begin Excerpted data

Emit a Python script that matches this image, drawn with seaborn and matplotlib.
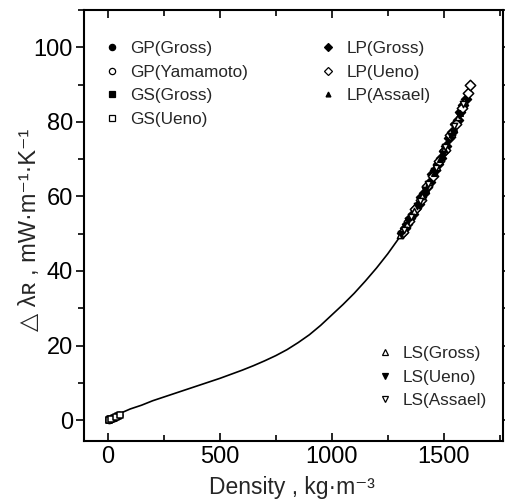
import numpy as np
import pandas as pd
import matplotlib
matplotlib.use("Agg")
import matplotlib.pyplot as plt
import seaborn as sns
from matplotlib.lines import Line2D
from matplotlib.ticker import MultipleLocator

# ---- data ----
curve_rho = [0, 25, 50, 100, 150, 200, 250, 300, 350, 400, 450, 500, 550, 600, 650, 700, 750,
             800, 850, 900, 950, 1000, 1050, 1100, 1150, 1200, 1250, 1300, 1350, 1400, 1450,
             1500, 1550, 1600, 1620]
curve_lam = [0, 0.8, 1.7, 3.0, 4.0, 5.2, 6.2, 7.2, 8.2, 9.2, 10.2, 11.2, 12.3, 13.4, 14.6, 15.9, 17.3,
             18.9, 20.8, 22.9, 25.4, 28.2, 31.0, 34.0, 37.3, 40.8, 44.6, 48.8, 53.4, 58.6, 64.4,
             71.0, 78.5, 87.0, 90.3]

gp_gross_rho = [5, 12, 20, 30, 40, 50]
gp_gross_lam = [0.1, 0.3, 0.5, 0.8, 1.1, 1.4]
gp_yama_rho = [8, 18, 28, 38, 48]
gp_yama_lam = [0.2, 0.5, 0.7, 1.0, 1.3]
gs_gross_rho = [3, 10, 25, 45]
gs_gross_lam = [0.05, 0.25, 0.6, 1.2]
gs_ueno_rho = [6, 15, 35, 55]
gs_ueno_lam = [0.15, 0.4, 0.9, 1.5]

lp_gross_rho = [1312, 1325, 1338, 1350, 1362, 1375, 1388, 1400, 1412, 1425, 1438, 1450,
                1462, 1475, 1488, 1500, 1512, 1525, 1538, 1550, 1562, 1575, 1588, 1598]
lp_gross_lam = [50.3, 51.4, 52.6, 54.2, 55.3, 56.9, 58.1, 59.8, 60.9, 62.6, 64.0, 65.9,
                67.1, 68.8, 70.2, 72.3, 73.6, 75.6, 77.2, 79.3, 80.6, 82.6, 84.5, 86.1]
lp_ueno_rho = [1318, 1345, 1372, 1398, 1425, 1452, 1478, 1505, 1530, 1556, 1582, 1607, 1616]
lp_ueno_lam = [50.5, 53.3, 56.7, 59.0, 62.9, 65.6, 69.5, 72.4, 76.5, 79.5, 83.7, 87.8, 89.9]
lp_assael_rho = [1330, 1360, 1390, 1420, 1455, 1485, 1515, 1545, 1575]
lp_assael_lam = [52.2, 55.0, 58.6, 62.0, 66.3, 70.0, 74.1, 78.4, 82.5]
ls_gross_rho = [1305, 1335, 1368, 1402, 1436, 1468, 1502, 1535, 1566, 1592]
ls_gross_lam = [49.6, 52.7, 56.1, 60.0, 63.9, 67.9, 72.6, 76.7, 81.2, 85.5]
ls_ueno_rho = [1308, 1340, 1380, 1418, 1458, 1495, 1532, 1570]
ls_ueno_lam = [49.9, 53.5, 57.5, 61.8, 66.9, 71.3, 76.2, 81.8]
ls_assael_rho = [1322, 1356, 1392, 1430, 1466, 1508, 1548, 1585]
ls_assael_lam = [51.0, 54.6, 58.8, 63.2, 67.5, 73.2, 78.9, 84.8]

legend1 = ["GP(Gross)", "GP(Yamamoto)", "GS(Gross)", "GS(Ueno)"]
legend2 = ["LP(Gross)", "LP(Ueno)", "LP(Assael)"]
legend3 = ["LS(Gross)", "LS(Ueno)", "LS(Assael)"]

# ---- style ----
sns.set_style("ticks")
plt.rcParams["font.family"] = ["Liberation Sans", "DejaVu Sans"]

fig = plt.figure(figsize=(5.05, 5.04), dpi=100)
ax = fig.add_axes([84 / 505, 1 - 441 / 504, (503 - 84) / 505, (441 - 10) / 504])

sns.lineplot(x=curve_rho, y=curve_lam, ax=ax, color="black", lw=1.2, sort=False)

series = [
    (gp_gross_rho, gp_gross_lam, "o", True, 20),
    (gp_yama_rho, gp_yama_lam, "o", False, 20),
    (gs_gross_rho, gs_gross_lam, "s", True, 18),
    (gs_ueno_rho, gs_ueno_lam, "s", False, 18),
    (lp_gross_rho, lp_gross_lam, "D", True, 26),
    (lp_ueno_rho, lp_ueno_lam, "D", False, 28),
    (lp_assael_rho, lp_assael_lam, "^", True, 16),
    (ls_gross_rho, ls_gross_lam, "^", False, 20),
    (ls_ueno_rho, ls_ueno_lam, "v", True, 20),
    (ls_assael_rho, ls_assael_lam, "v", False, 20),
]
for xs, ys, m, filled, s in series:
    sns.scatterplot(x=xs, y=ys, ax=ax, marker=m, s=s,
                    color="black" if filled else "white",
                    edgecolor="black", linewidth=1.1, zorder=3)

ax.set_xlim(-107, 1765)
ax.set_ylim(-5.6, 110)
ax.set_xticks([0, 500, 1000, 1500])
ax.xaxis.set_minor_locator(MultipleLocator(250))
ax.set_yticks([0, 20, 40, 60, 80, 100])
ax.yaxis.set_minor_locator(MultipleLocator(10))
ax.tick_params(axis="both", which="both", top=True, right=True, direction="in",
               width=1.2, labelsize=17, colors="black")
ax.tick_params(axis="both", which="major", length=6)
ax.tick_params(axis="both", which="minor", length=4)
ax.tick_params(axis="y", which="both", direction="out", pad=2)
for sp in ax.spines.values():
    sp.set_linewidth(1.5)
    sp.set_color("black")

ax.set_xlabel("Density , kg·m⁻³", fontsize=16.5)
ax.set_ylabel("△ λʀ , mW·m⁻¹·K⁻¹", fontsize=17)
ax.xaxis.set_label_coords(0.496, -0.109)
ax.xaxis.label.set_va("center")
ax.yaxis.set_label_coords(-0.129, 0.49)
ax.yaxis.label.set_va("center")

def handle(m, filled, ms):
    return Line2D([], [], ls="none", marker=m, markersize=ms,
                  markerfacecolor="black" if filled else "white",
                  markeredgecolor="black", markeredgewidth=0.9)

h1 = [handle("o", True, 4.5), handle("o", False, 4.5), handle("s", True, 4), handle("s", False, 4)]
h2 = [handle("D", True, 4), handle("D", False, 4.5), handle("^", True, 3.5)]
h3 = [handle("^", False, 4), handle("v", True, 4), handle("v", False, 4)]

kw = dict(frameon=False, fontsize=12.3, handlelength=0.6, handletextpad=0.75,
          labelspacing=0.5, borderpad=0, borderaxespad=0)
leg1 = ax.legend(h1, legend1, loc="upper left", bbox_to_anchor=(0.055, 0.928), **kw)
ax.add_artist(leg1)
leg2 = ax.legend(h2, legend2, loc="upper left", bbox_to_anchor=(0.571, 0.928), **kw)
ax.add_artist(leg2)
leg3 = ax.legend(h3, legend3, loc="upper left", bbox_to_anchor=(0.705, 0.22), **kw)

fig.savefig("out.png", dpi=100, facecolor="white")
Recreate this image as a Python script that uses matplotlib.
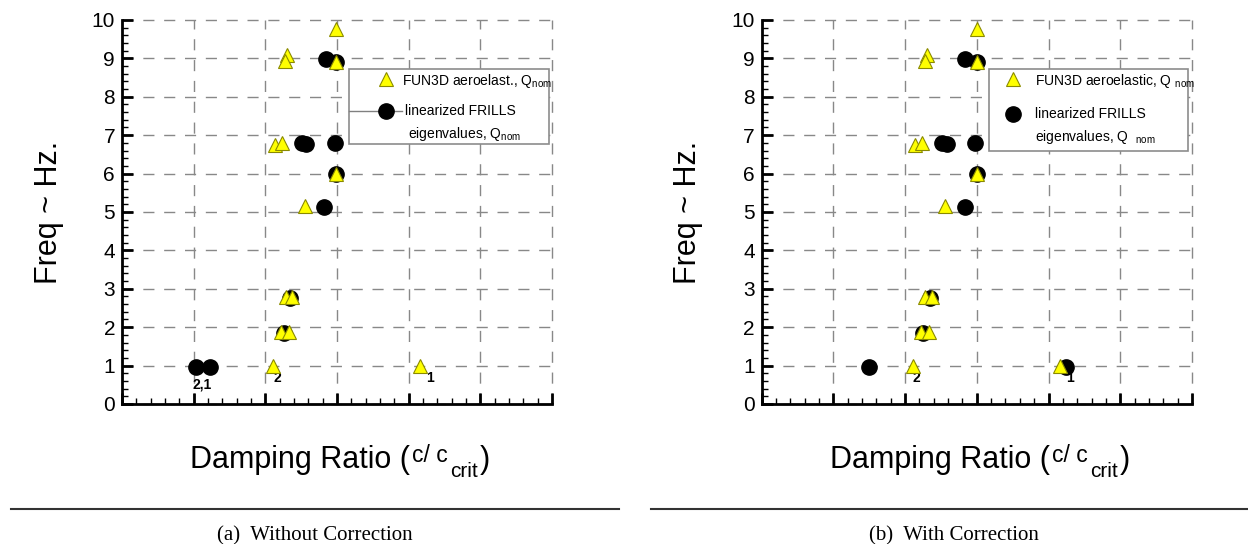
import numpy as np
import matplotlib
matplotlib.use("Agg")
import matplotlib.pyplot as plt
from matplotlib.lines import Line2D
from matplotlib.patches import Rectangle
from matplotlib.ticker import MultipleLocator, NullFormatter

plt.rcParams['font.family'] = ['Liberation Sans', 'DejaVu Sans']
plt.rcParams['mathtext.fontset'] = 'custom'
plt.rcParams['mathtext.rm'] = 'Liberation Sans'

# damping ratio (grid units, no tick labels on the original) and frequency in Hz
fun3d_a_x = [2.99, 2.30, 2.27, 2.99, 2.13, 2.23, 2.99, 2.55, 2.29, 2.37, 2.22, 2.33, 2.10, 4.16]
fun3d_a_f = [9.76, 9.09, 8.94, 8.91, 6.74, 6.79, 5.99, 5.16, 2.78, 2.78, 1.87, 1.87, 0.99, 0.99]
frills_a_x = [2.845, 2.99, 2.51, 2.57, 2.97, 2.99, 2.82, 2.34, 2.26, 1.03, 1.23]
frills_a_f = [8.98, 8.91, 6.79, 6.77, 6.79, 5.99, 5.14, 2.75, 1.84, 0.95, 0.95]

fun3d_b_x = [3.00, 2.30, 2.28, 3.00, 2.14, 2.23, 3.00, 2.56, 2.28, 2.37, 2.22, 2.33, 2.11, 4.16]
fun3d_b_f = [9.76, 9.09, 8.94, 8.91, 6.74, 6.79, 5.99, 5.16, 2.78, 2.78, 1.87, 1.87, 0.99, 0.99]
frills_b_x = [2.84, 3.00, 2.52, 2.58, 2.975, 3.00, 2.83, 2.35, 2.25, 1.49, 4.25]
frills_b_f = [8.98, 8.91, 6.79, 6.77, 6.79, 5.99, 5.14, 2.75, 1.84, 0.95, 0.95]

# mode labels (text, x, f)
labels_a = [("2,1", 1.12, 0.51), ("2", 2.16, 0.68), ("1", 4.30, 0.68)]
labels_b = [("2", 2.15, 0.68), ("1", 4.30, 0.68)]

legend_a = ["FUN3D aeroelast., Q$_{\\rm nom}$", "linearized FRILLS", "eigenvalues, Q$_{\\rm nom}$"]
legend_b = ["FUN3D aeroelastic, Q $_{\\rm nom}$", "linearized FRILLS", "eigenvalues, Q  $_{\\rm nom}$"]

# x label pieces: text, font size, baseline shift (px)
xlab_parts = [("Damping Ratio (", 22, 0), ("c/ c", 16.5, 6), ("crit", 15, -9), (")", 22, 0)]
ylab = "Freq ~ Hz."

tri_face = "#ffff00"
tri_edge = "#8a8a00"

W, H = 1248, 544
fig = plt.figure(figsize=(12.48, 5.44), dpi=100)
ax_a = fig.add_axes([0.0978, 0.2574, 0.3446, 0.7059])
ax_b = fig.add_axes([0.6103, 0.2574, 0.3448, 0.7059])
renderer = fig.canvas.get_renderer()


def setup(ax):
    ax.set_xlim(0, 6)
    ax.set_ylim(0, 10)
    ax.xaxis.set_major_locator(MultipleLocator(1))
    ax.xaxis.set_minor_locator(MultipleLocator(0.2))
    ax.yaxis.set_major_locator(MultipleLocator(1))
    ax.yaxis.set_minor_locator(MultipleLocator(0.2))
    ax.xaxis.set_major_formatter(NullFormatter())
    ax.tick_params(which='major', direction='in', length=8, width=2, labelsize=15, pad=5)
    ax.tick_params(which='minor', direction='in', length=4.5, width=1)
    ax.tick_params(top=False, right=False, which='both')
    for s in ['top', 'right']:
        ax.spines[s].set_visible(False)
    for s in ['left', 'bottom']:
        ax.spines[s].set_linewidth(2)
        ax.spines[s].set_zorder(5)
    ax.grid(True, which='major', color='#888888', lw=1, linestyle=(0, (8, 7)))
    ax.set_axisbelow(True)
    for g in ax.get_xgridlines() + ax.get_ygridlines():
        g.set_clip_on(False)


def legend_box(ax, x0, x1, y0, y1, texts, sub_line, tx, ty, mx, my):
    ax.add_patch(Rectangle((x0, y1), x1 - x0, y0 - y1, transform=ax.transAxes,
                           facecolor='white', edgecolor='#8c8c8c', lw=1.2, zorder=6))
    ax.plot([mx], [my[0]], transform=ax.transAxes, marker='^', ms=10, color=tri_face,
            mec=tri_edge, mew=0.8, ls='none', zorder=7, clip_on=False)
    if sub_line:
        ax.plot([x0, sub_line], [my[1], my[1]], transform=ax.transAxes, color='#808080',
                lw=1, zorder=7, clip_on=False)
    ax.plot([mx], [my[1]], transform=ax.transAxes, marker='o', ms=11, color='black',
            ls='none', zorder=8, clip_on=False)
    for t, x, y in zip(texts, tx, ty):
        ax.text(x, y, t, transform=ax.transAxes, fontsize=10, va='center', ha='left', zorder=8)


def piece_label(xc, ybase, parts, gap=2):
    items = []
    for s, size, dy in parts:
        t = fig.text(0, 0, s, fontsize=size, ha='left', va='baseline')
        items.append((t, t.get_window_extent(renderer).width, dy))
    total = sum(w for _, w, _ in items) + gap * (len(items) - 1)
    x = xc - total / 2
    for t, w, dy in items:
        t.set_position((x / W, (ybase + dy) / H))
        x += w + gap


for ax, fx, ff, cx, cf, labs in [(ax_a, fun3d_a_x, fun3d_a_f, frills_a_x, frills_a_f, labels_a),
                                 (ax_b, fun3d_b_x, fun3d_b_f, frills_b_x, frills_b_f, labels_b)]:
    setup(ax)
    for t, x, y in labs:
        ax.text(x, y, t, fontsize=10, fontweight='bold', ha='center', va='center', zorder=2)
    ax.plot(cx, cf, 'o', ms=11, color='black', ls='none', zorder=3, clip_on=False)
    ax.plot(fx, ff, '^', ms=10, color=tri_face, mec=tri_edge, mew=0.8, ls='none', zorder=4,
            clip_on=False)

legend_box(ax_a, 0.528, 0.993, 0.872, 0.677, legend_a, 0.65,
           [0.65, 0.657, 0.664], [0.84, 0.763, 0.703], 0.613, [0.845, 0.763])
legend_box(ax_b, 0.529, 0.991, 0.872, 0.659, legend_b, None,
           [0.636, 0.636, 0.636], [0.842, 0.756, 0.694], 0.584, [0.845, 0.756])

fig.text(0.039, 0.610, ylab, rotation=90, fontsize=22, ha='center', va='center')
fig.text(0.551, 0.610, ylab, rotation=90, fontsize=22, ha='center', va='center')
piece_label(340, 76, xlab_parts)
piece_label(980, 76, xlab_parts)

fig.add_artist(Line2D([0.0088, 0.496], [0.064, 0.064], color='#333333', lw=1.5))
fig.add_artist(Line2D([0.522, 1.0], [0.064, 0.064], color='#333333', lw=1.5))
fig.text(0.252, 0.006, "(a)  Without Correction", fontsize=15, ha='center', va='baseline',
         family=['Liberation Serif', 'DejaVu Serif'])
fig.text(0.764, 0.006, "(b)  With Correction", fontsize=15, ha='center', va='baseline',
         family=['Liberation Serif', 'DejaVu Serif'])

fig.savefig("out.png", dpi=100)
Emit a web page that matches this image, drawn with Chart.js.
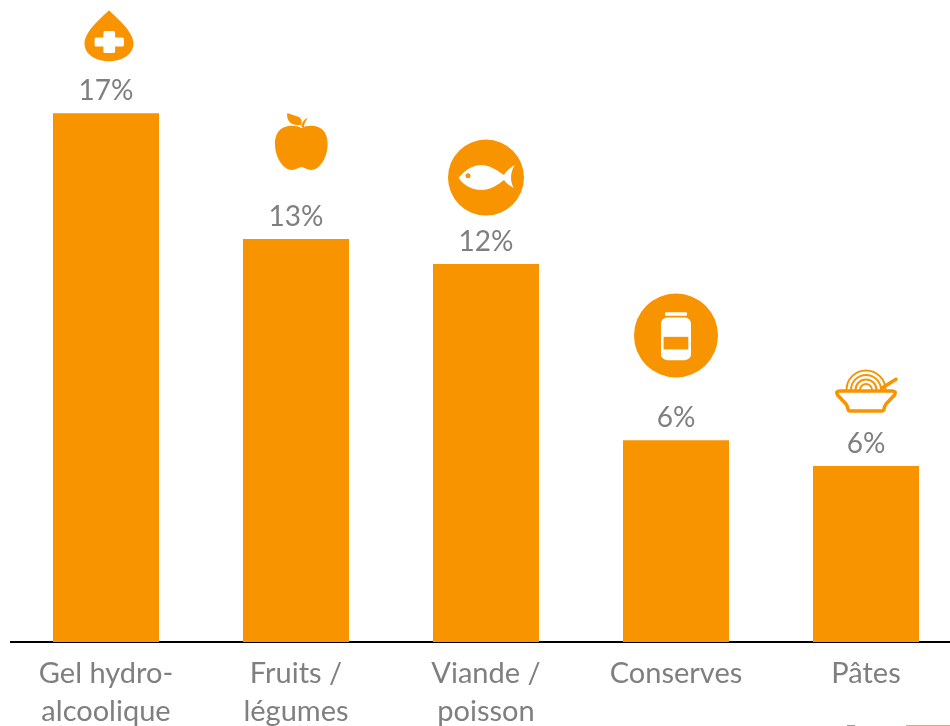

end Excerpted data

** Exercise directions **
The required output is the exact run of lines from the start of the records through the line containing "gs_ueno_lam = [0.15, 0.4, 0.9, 1.5]", both ends included, with no pictures.

** Reply to the task **
Emit a Python script that matches this image, drawn with seaborn and matplotlib.
import numpy as np
import pandas as pd
import matplotlib
matplotlib.use("Agg")
import matplotlib.pyplot as plt
import seaborn as sns
from matplotlib.lines import Line2D
from matplotlib.ticker import MultipleLocator

# ---- data ----
curve_rho = [0, 25, 50, 100, 150, 200, 250, 300, 350, 400, 450, 500, 550, 600, 650, 700, 750,
             800, 850, 900, 950, 1000, 1050, 1100, 1150, 1200, 1250, 1300, 1350, 1400, 1450,
             1500, 1550, 1600, 1620]
curve_lam = [0, 0.8, 1.7, 3.0, 4.0, 5.2, 6.2, 7.2, 8.2, 9.2, 10.2, 11.2, 12.3, 13.4, 14.6, 15.9, 17.3,
             18.9, 20.8, 22.9, 25.4, 28.2, 31.0, 34.0, 37.3, 40.8, 44.6, 48.8, 53.4, 58.6, 64.4,
             71.0, 78.5, 87.0, 90.3]

gp_gross_rho = [5, 12, 20, 30, 40, 50]
gp_gross_lam = [0.1, 0.3, 0.5, 0.8, 1.1, 1.4]
gp_yama_rho = [8, 18, 28, 38, 48]
gp_yama_lam = [0.2, 0.5, 0.7, 1.0, 1.3]
gs_gross_rho = [3, 10, 25, 45]
gs_gross_lam = [0.05, 0.25, 0.6, 1.2]
gs_ueno_rho = [6, 15, 35, 55]
gs_ueno_lam = [0.15, 0.4, 0.9, 1.5]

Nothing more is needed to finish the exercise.